La salle d’audience était pleine à craquer : près d’une centaine d’observateurs avait fait le déplacement au palais de justice de Çağlayan, à Istanbul, pour l’ouverture du procès du représentant d’Erol Önderoğlu, de Şebnem Korur Fincancı et d’Ahmet Nesin, le 8 novembre 2016. Le représentant de RSF en Turquie, la présidente de la Fondation pour les droits de l’homme TİHV et l’écrivain sont poursuivis pour avoir pris part à une campagne de solidarité avec le quotidien kurde Özgür Gündem, persécuté par la justice. Le rédacteur en chef de ce journal, İnan Kızılkaya, comparaît à leurs côtés. Tous sont accusés de “propagande terroriste”.

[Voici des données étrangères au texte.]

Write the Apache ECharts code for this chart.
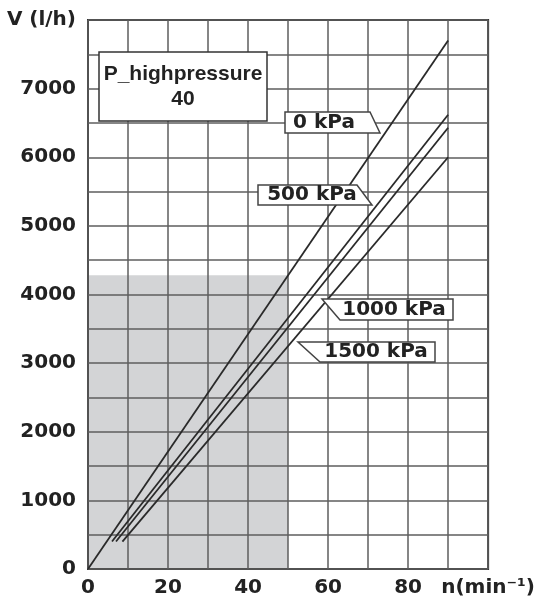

A la barre, Erol Önderoğlu et Şebnem Korur Fincancı ont rejeté les accusations et invoqué l’exercice légitime de la liberté d’expression. Ils ont tous deux refusé la possibilité que leur peine soit commuée en sursis, s’ils étaient reconnus coupables. Trois avocats se sont relayés pour présenter leur défense et réclamer l’abandon des poursuites, ce que le tribunal a refusé. Les deux autres prévenus n’ont pas assisté à l’audience. Le procès reprendra le 11 janvier.


"Cela fait 20 ans que je défends la liberté de la presse et les journalistes turcs engagés dans une mission d'information, quelles que soient leurs orientations politiques, déclare Erol Önderoğlu à la sortie du tribunal. Je rejette totalement les accusations fallacieuses portées à notre encontre. Je n'accepterai jamais le fait que nous ayons été emprisonnés en raison d'une campagne de solidarité avec un journal. Défendre des idées critiques et exercer un droit fondamental ne devraient conduire personne en prison."

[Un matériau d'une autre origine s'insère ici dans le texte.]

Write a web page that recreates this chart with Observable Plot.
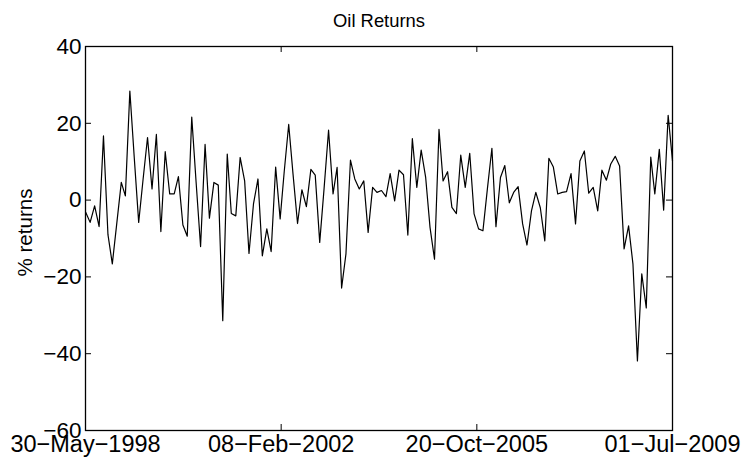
<!DOCTYPE html>
<html>
<head>
<meta charset="utf-8">
<script src="https://cdn.jsdelivr.net/npm/d3@7"></script>
<script src="https://cdn.jsdelivr.net/npm/@observablehq/plot@0.6"></script>
<style>
  html, body { margin: 0; padding: 0; background: #fff; }
</style>
</head>
<body>
<div id="chart"></div>
<script>
// Monthly oil returns (%)
const returns = [
  -3.2, -5.8, -1.5, -6.9, 16.7, -9.0, -16.6, -6.0, 4.6, 1.1,
  28.4, 11.3, -5.8, 5.3, 16.3, 2.9, 17.1, -8.2, 12.6, 1.6,
  1.6, 6.1, -6.5, -9.4, 21.6, 4.7, -12.1, 14.5, -4.7, 4.6,
  3.9, -31.4, 12.0, -3.5, -4.1, 11.1, 5.0, -13.9, -1.0, 5.5,
  -14.5, -7.5, -13.4, 8.6, -4.9, 7.4, 19.7, 6.7, -6.1, 2.7,
  -1.7, 8.0, 6.5, -11.0, 3.0, 18.2, 1.6, 8.5, -22.9, -14.0,
  10.4, 5.5, 2.9, 5.0, -8.4, 3.3, 2.0, 2.5, 0.9, 6.9,
  -0.2, 7.8, 6.6, -9.1, 16.0, 3.3, 13.0, 5.9, -7.1, -15.4,
  18.4, 5.0, 7.4, -1.9, -3.5, 11.7, 3.3, 12.2, -3.6, -7.5,
  -8.0, 3.0, 13.5, -6.9, 5.9, 9.0, -0.7, 2.0, 3.5, -6.2,
  -11.7, -2.8, 2.0, -2.0, -10.6, 10.9, 8.6, 1.6, 2.0, 2.2,
  6.9, -6.2, 10.2, 12.8, 1.8, 3.3, -2.8, 7.8, 5.2, 9.4,
  11.4, 8.9, -12.7, -6.7, -16.6, -41.9, -19.2, -28.1, 11.2, 1.6,
  13.2, -2.6, 22.1, 10.2
];
const firstMonth = "1998-06-01";
const lastMonth = "2009-07-01";
const xDomain = ["1998-05-30", "2009-07-01"];
const xTickDates = ["1998-05-30", "2002-02-08", "2005-10-20", "2009-07-01"];
const xTickLabels = ["30\u2212May\u22121998", "08\u2212Feb\u22122002", "20\u2212Oct\u22122005", "01\u2212Jul\u22122009"];
const yTicks = [-60, -40, -20, 0, 20, 40];
const titleText = "Oil Returns";
const yLabel = "% returns";

const months = d3.utcMonths(new Date(firstMonth), d3.utcDay.offset(new Date(lastMonth), 1));
const data = returns.map((v, i) => ({date: months[i], value: v}));
const tickDates = xTickDates.map(s => new Date(s));
const labelOf = new Map(tickDates.map((d, i) => [+d, xTickLabels[i]]));

const W = 743, H = 466;
const mL = 85, mR = 71, mT = 46, mB = 36;
const innerW = W - mL - mR, innerH = H - mT - mB;
const tick = 6;
const font = "'Liberation Sans', Arial, Helvetica, sans-serif";

const chart = Plot.plot({
  width: W,
  height: H,
  marginLeft: mL,
  marginRight: mR,
  marginTop: mT,
  marginBottom: mB,
  style: {fontFamily: font, background: "#fff", color: "#000", overflow: "visible"},
  x: {type: "utc", domain: xDomain.map(s => new Date(s))},
  y: {domain: [-60, 40]},
  marks: [
    // inward tick marks (left/right, bottom/top)
    Plot.tickY(yTicks, {y: d => d, stroke: "#000", strokeWidth: 1, insetRight: innerW - tick}),
    Plot.tickY(yTicks, {y: d => d, stroke: "#000", strokeWidth: 1, insetLeft: innerW - tick}),
    Plot.tickX(tickDates, {x: d => d, stroke: "#000", strokeWidth: 1, insetTop: innerH - tick}),
    Plot.tickX(tickDates, {x: d => d, stroke: "#000", strokeWidth: 1, insetBottom: innerH - tick}),
    Plot.frame({stroke: "#000", strokeWidth: 1.3}),
    Plot.line(data, {x: "date", y: "value", stroke: "#000", strokeWidth: 1.2}),
    Plot.axisY({ticks: yTicks, tickSize: 0, tickPadding: 4, fontSize: 22.5, label: null,
      tickFormat: d => String(d).replace("-", "\u2212")}),
    Plot.axisX({ticks: tickDates, tickSize: 0, tickPadding: 5, fontSize: 23.5, label: null,
      tickFormat: d => labelOf.get(+d)}),
    Plot.text([titleText], {frameAnchor: "top", lineAnchor: "middle", dy: -25, fontSize: 18.4, fill: "#000"}),
    Plot.text([yLabel], {frameAnchor: "left", textAnchor: "middle", dx: -60, dy: -6, rotate: -90, fontSize: 20.6, fill: "#000"})
  ]
});
document.getElementById("chart").appendChild(chart);
</script>
</body>
</html>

La présidente de la section autrichienne de RSF, Rubina Möhring, la directrice des programmes de l’organisation Lucie Morillon, le responsable de son bureau Europe de l’est et Asie centrale Johann Bihr, et l’attachée de presse de sa section allemande Anne Renzenbrink étaient présents à l’audience pour soutenir les accusés. Ils ont également pris part à un rassemblement devant le palais de justice et à un “Forum international pour la Justice et la Liberté”, aux côtés de nombreuses autres organisations turques et internationales de défense des droits de l’homme. La veille, la délégation de RSF avait observé le procès de Nadire Mater, directrice du site d’information de référence Bianet, elle aussi poursuivie en tant que “rédactrice en chef d’un jour” d’Özgür Gündem. Elle avait également rendu visite à la rédaction de Cumhuriyet, dont neuf collaborateurs ont été jetés en prison le 5 novembre.


“La balle est dans le camp du tribunal : nous attendons qu’il abandonne enfin ces poursuites absurdes, déclare Lucie Morillon. La mobilisation la plus large reste nécessaire pour que la justice reconnaisse l’innocence d’Erol, Sebnem, Ahmet et des dizaines d’autres participants à la campagne de solidarité avec Özgür Gündem. Défendre le pluralisme est plus que jamais nécessaire à l’heure où les derniers médias critiques sont liquidés les uns après les autres et où plus d’une centaine de journalistes croupissent en prison.”


Erol Önderoğlu est poursuivi sur la base de trois articles publiés par Özgür Gündem le 18 mai. Ils traitaient de luttes d’influence entre diverses forces de sécurité turques et des opérations en cours contre les rebelles kurdes du Parti des travailleurs du Kurdistan (PKK) dans le sud-est anatolien. Représentant RSF en Turquie depuis 1996, Erol Önderoğlu compile les rapports trimestriels sur l’état de la liberté d’expression en Turquie du site d’information Bianet. Membre du Conseil de l’International freedom of Expression Exchange (IFEX), il collabore régulièrement avec l’Organisation pour la sécurité et la coopération en Europe (OSCE) et de nombreuses autres organisations internationales.


La Turquie occupe la 151e place sur 180 dans le Classement 2016 de la liberté de la presse, publié par RSF. Déjà très préoccupante, la situation des médias est devenue critique sous l’état d’urgence proclamé suite à la tentative de putsch du 15 juillet. Les locaux d’Özgür Gündem ont été placés sous scellés en août et le journal a finalement été liquidé par décret, le 29 octobre. Près de 150 titres ont été interdits de la même façon et autant de journalistes sont actuellement en prison.